* [Stated goal]: Copy each line exactly. Drop every picture.

* [Available data]:

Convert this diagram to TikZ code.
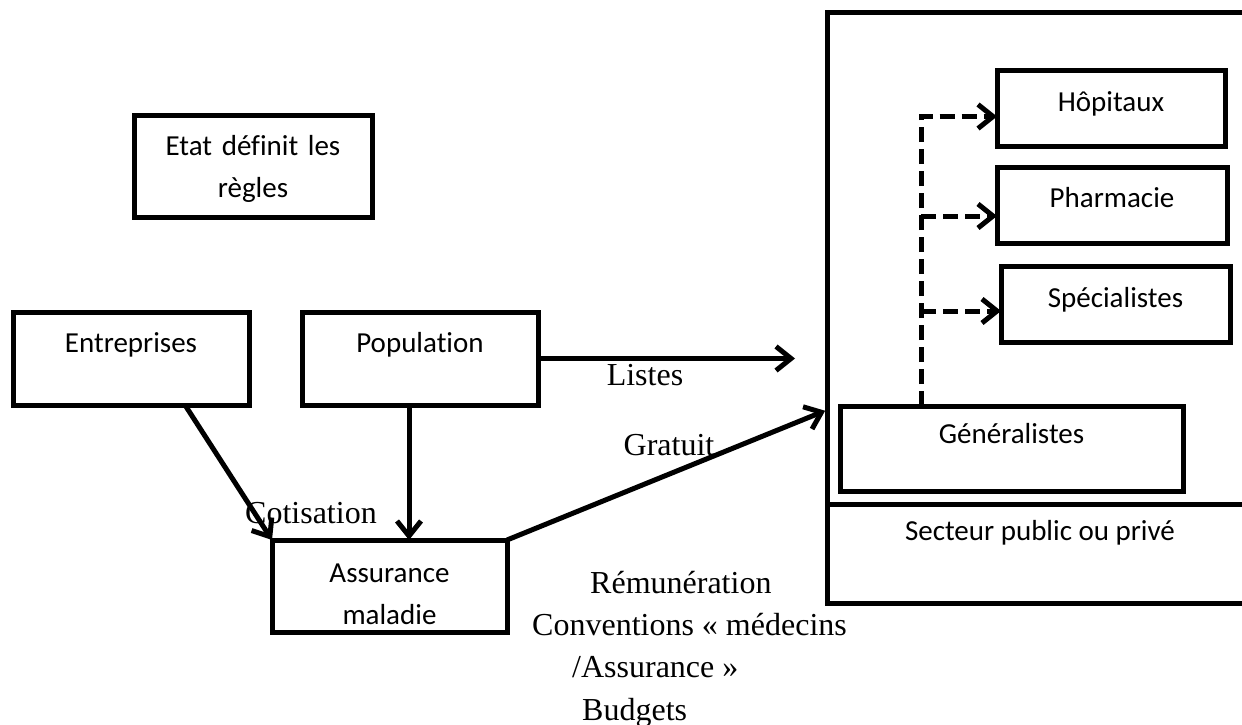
\documentclass[tikz,border=0pt]{standalone}
\usepackage{fontspec}
\setmainfont{Liberation Serif}
\newfontfamily\calib[Ligatures=NoCommon]{Carlito}
\usetikzlibrary{arrows.meta}

\begin{document}
\begin{tikzpicture}[x=1pt,y=-1pt,
  bx/.style={draw, line width=5pt, inner sep=0pt, outer sep=0pt, align=center,
    anchor=north west, font=\calib\fontsize{29}{42}\selectfont},
  arr/.style={line width=5pt, -{Straight Barb[length=15pt,width=24pt]}},
  dtip/.style={line width=5pt, dash pattern=on 15pt off 7pt,
    -{Straight Barb[length=15pt,width=24pt]}},
  lbl/.style={font=\fontsize{32}{42}\selectfont, inner sep=0pt}]

\useasboundingbox (0,0) rectangle (1242,725);

% care sector frame (open to the right) and its divider
\node[draw, line width=5pt, inner sep=0pt, outer sep=0pt, anchor=north west,
  minimum width=460pt, minimum height=590pt] (sect) at (827,13) {};
\draw[line width=5pt] ([yshift=-491pt]sect.north west) -- ([yshift=-491pt]sect.north east);
\node[anchor=base, inner sep=0pt, font=\calib\fontsize{29}{42}\selectfont] (secteur)
  at (1040,540) {Secteur public ou privé};

% boxes
\node[bx, text width=238pt, text height=40pt, text depth=62pt] (etat) at (134,115)
  {Etat définit les\\règles};
\node[bx, text width=236pt, text height=40pt, text depth=53pt] (ent) at (13,312) {Entreprises};
\node[bx, text width=236pt, text height=40pt, text depth=53pt] (pop) at (302,312) {Population};
\node[bx, text width=235pt, text height=42pt, text depth=50pt] (ass) at (272,540)
  {Assurance\\maladie};
\node[bx, text width=228pt, text height=40pt, text depth=35pt] (hop) at (997,71) {Hôpitaux};
\node[bx, text width=230pt, text height=40pt, text depth=36pt] (pha) at (997,167) {Pharmacie};
\node[bx, text width=229pt, text height=41pt, text depth=35pt] (spe) at (1001,266) {Spécialistes};
\node[bx, text width=343pt, text height=37pt, text depth=48pt] (gen) at (840,406) {Généralistes};

% solid connectors
\coordinate (lend) at (795,358.5);
\draw[arr] ([xshift=54pt]ent.south) -- (ass.north west);
\draw[arr] ([xshift=-11pt]pop.south) -- ([xshift=-11pt]pop.south |- ass.north);
\draw[arr] (pop.east) -- (lend);
\draw[arr, shorten >=2pt] (ass.north east) -- ([yshift=-397pt]sect.north west);

% dashed referrals from the general practitioners
\coordinate (trunk) at ([xshift=81pt]gen.north west);
\draw[dtip] (trunk) |- ([yshift=-8pt]hop.west);
\draw[dtip] ([yshift=-11pt]pha.west -| trunk) -- ([yshift=-11pt]pha.west);
\draw[dtip] ([yshift=-7pt]spe.west -| trunk) -- ([yshift=-7pt]spe.west);

% flow labels
\node[lbl, anchor=base] (listes) at (645,385) {Listes};
\node[lbl, anchor=base] (gratuit) at (669,455) {Gratuit};
\node[lbl, anchor=base west] (cotis) at (245,523) {Cotisation};
\node[lbl, anchor=base west] (rem1) at (590,593) {Rémunération};
\node[lbl, anchor=base west] (rem2) at (532,635) {Conventions « médecins};
\node[lbl, anchor=base west] (rem3) at (572,677) {/Assurance »};
\node[lbl, anchor=base west] (rem4) at (582,720) {Budgets};
\end{tikzpicture}
\end{document}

* [Written reply]:
Convert this diagram to TikZ code.
\documentclass[tikz,border=0pt]{standalone}
\usepackage{fontspec}
\setmainfont{Liberation Serif}
\newfontfamily\calib[Ligatures=NoCommon]{Carlito}
\usetikzlibrary{arrows.meta}

\begin{document}
\begin{tikzpicture}[x=1pt,y=-1pt,
  bx/.style={draw, line width=5pt, inner sep=0pt, outer sep=0pt, align=center,
    anchor=north west, font=\calib\fontsize{29}{42}\selectfont},
  arr/.style={line width=5pt, -{Straight Barb[length=15pt,width=24pt]}},
  dtip/.style={line width=5pt, dash pattern=on 15pt off 7pt,
    -{Straight Barb[length=15pt,width=24pt]}},
  lbl/.style={font=\fontsize{32}{42}\selectfont, inner sep=0pt}]

\useasboundingbox (0,0) rectangle (1242,725);

% care sector frame (open to the right) and its divider
\node[draw, line width=5pt, inner sep=0pt, outer sep=0pt, anchor=north west,
  minimum width=460pt, minimum height=590pt] (sect) at (827,13) {};
\draw[line width=5pt] ([yshift=-491pt]sect.north west) -- ([yshift=-491pt]sect.north east);
\node[anchor=base, inner sep=0pt, font=\calib\fontsize{29}{42}\selectfont] (secteur)
  at (1040,540) {Secteur public ou privé};

% boxes
\node[bx, text width=238pt, text height=40pt, text depth=62pt] (etat) at (134,115)
  {Etat définit les\\règles};
\node[bx, text width=236pt, text height=40pt, text depth=53pt] (ent) at (13,312) {Entreprises};
\node[bx, text width=236pt, text height=40pt, text depth=53pt] (pop) at (302,312) {Population};
\node[bx, text width=235pt, text height=42pt, text depth=50pt] (ass) at (272,540)
  {Assurance\\maladie};
\node[bx, text width=228pt, text height=40pt, text depth=35pt] (hop) at (997,71) {Hôpitaux};
\node[bx, text width=230pt, text height=40pt, text depth=36pt] (pha) at (997,167) {Pharmacie};
\node[bx, text width=229pt, text height=41pt, text depth=35pt] (spe) at (1001,266) {Spécialistes};
\node[bx, text width=343pt, text height=37pt, text depth=48pt] (gen) at (840,406) {Généralistes};

% solid connectors
\coordinate (lend) at (795,358.5);
\draw[arr] ([xshift=54pt]ent.south) -- (ass.north west);
\draw[arr] ([xshift=-11pt]pop.south) -- ([xshift=-11pt]pop.south |- ass.north);
\draw[arr] (pop.east) -- (lend);
\draw[arr, shorten >=2pt] (ass.north east) -- ([yshift=-397pt]sect.north west);

% dashed referrals from the general practitioners
\coordinate (trunk) at ([xshift=81pt]gen.north west);
\draw[dtip] (trunk) |- ([yshift=-8pt]hop.west);
\draw[dtip] ([yshift=-11pt]pha.west -| trunk) -- ([yshift=-11pt]pha.west);
\draw[dtip] ([yshift=-7pt]spe.west -| trunk) -- ([yshift=-7pt]spe.west);

% flow labels
\node[lbl, anchor=base] (listes) at (645,385) {Listes};
\node[lbl, anchor=base] (gratuit) at (669,455) {Gratuit};
\node[lbl, anchor=base west] (cotis) at (245,523) {Cotisation};
\node[lbl, anchor=base west] (rem1) at (590,593) {Rémunération};
\node[lbl, anchor=base west] (rem2) at (532,635) {Conventions « médecins};
\node[lbl, anchor=base west] (rem3) at (572,677) {/Assurance »};
\node[lbl, anchor=base west] (rem4) at (582,720) {Budgets};
\end{tikzpicture}
\end{document}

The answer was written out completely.